Chacune des vues est un portrait de rive. Et chaque rive est une scène, ou plus exactement, il s'y joue quelque chose que le photographe a choisi de privilégier en choisissant le moment de la prise de vue, en sollicitant l'obligeance d'un passant ou d'un pêcheur, en insistant pour obtenir une autorisation, en obtenant l'aimable participation d'un résident, en demandant de reprendre une pose, de rejouer une action... Bertrand Stofleth met en scène ses rives avec une patience qui n'a d'égal que le caractère insoupçonnable de son intervention. Pourquoi, dans cette parcelle d'image avoir tant exigé de soi et des autres alors que le "sujet" est là, noble, indifférent et mouvant : le fleuve ? Précisément parce que Rhodanie est ce monde imaginaire des rives, et que le photographe travaille à bâtir des paysages qui n'existaient pas avant que les rives soient consacrées.
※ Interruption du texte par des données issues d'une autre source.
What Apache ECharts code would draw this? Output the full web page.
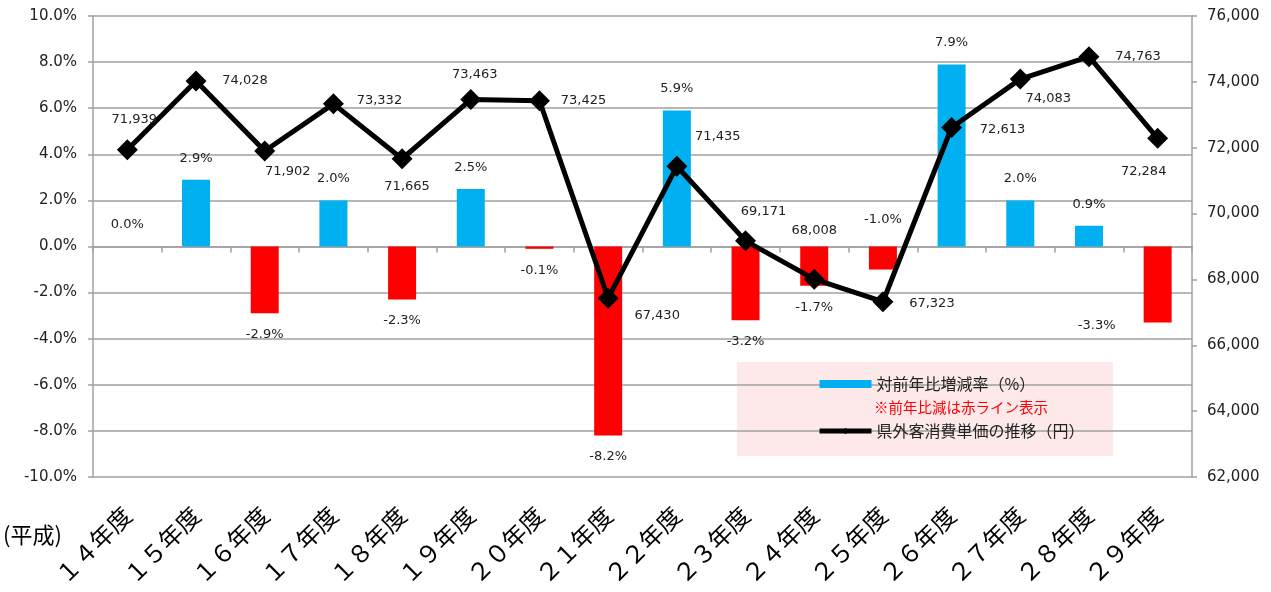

Bertrand Stofleth invoque sans détour la référence à l'Arcadie. Il s'agit bien de superposer deux données : l'existence géographique d'un lieu et le mythe qui lui est associé. Comme la région du Péloponèse, la course du Rhône est une réalité physique. Comme l'Arcadie associée à l'âge d'or, Rhodanie est un espace mythique. Les hommes coulent auprès du fleuve des jours heureux, viennent là contempler la nature, se détendre et flâner, flirter, jouer... Rhodanie est une Arcadie de fortune certes, mais il faut y entendre néanmoins ce pouvoir des hommes à fabriquer un lieu de plaisir, concevoir une forme de résistance à l'oppression de la vie moderne, employer donc une ruse avec la société pour s'en écarter un peu avant de s'y fondre à nouveau : un art de l'échappée belle. Rhodanie, si l'on souhaite la comparer à l'une des grandes modalités d'être de la Grèce antique, est l'univers de la métis. Elle est le monde où règne sous ce vocable le moyen, pour "celui qui est plus faible, de triompher, sur le terrain même de la lutte, de celui qui est plus fort" pour reprendre les mots de Jean-Pierre Vernant.
De ces paysages à la fois grandioses et minuscules, l'art en a donné des exemples. Les scènes mythologiques apparaissent en menue et la natures gigantesque, renversant l'ordre des priorités de la représentation. C'est ici la leçon de Poussin. Pour consacrer le genre du paysage en soi il fallait réduire à prétexte les "sujets" nobles - c'est-à-dire mythologiques - les ramener à la portion congrue de l'espace en privilégiant la hauteur de vue. Celle-ci était une ruse, mais elle permit, en effet, de faire de la nature un sujet et non plus un décor. Bertrand Stofleth emprunte ce chemin là de la ruse mais il la renverse : les magnifiques vues à la chambre se donnent d'abord pour des paysages documentaires, puis à petite échelle l'animation des humains vient jouer sa participation. Dans l'art des rives la nature devient politique.